In Trust Me, I’m Lying I call this technique “trading up the chain,” Where you can use the system against itself by starting with local media or small blogs and then tipping off larger blogs to create a media wave.

Does the irresistible nature of viral content erode journalistic rigour and the integrity of information?

Journalist’s behaviour isaffected by the incentives of their job. Since almost all journalists are paid with page view bonuses today, they have to look for stories that are going to make people upset or want to share the story with others. That’s why you see a lot of what I call “outrage porn” in the media today. Stories are selected and headlines are created to provoke a reaction in the reader, not to inform him or her. From blogs, what’s good is what spreads. So that’s why you are seeing things like sourcing and fact checking going out the window.

How hard it can be to correct an untruth once it has gone viral?

It can seem nearly impossible to correct an untruth once the information has gone out into the ether. Blogs will update stories, adding on to their previously inaccurate one, but they’re not doing it to necessarily make it right, but to get more page views from being wrong.

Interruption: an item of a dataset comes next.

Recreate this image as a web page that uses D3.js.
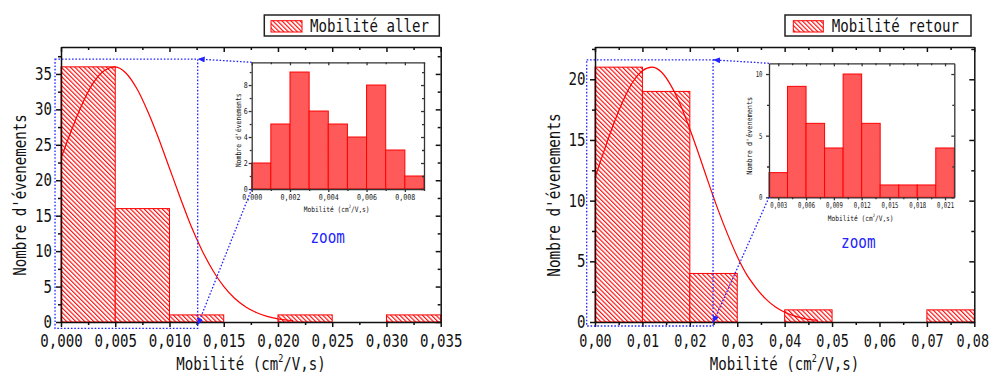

You said you realised your part in this process to an extent and said it was gradual, but also said that when you assisted a client to get a settlement payment with the threat of a lawsuit and a “leaked” legal letter, there was a watershed moment for you. Why was that?

Because it was shocking to me how easy it was to do. I hadn’t created some elaborate plan, I was just giving a friend advice. And in that way, given the incentives, it would have been stupid not to do. I mean, it was so easy I had forgotten about it until my friend reminded me about it.

So after he told me how much money he had settled for, it was scary to realise how easily the legal system could be used in this way. It was one of those moments you realise how dangerous of a game this can be and how you might not want to be a part of it.